Wird deshalb die Kita-Betreuung für Eltern teurer? Bange Frage. Vage Antwort: Sozialbürgermeister Philipp Rochold (53, parteilos) kann „keine Garantie abgeben, dass die Elternbeiträge nicht erhöht werden.“
Durch den Tarif-Abschluss steigen auch die Personalausgaben der Stadt Chemnitz:

„Der Tarifabschluss verursacht 2016 im Vergleich zum Vorjahr Mehrkosten von 3,3 Millionen Euro und 2017 von 7,7 Millionen Euro.“
Kitas finanzieren sich aus drei Töpfen: Einem Zuschuss des Landes, einem Anteil der Stadt und den Elternbeiträgen. Die müssen in der Krippe zwischen 20 und 23 Prozent der Gesamtausgaben decken, in der Kita zwischen 20 und 30 Prozent.
Steigen die Gesamtausgaben, gehen auch die Eltern-Anteile nach oben.
Dem will Linken-Stadtrat Jörg Hopperdietzel (51) einen Riegel vorschieben. „Die Elternbeiträge wurden letztmalig 2011 verändert.“ Die Verwaltung müsse andere Finanzquellen finden. „Ziel muss es sein, Eltern nicht zusätzlich zu belasten.“
Das sieht auch AfD-Stadtrat Falk Müller (40) so. „Die Landesregierung ist in der Pflicht, Kommunen und Eltern finanziell zu entlasten. Eine Erhöhung werden wir ablehnen.“
Ein Kommentar von Torsten Schilling
Bitterer Beigeschmack
Nicht die Letzten, sondern die Mitte beißen die Hunde. Dass die Beschäftigten im öffentlichen Dienst mehr Geld kriegen, geht in Ordnung. Auch Kita-Erzieherinnen machen einen guten, vor allem einen wertvollen Job.

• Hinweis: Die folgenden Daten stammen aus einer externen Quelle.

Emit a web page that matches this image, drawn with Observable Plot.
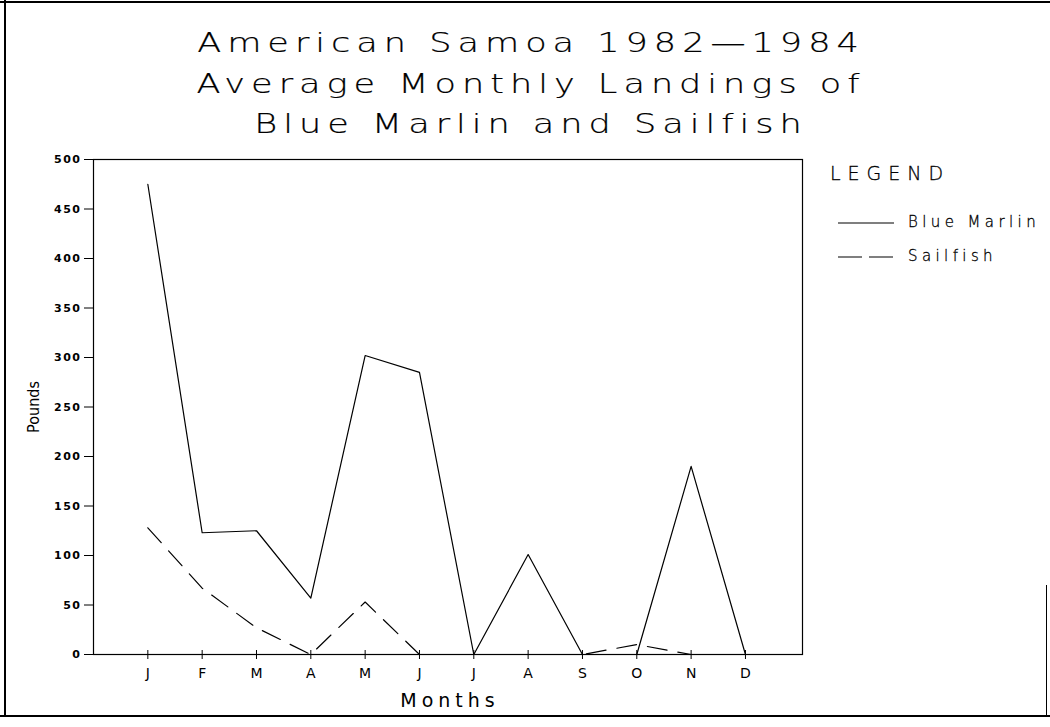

Die Folgen müssen aber wohl wieder einmal jene Eltern tragen, die ihren Lebensunterhalt selber bestreiten. Denn die Kita-Beiträge für rund ein Drittel aller Chemnitzer Kinder (5 400 von 17 400 Kita-Kindern) übernimmt heute schon der Staat, weil die Eltern Hartz IV beziehen.
Und die Stadt wird sich die seit 2011 konstant gehaltenen Elternbeiträge auf Dauer nicht leisten können.
Es ist gut, dass Chemnitz fünf Jahre lang steigende Ausgaben für Löhne und Gehälter oder für die Energie ausgeglichen hat. Bei den finanziellen Herausforderungen dieser Tage könnte aber auch Chemnitz überfordert sein.
Steigende Elternbeiträge für die Kita-Betreuung ihrer Sprösslinge dürften nur noch eine Frage der Zeit sein. Jeder Erzieherin sei ihr Plus in der Lohntüte gegönnt. Ein bitterer Beigeschmack bleibt aber.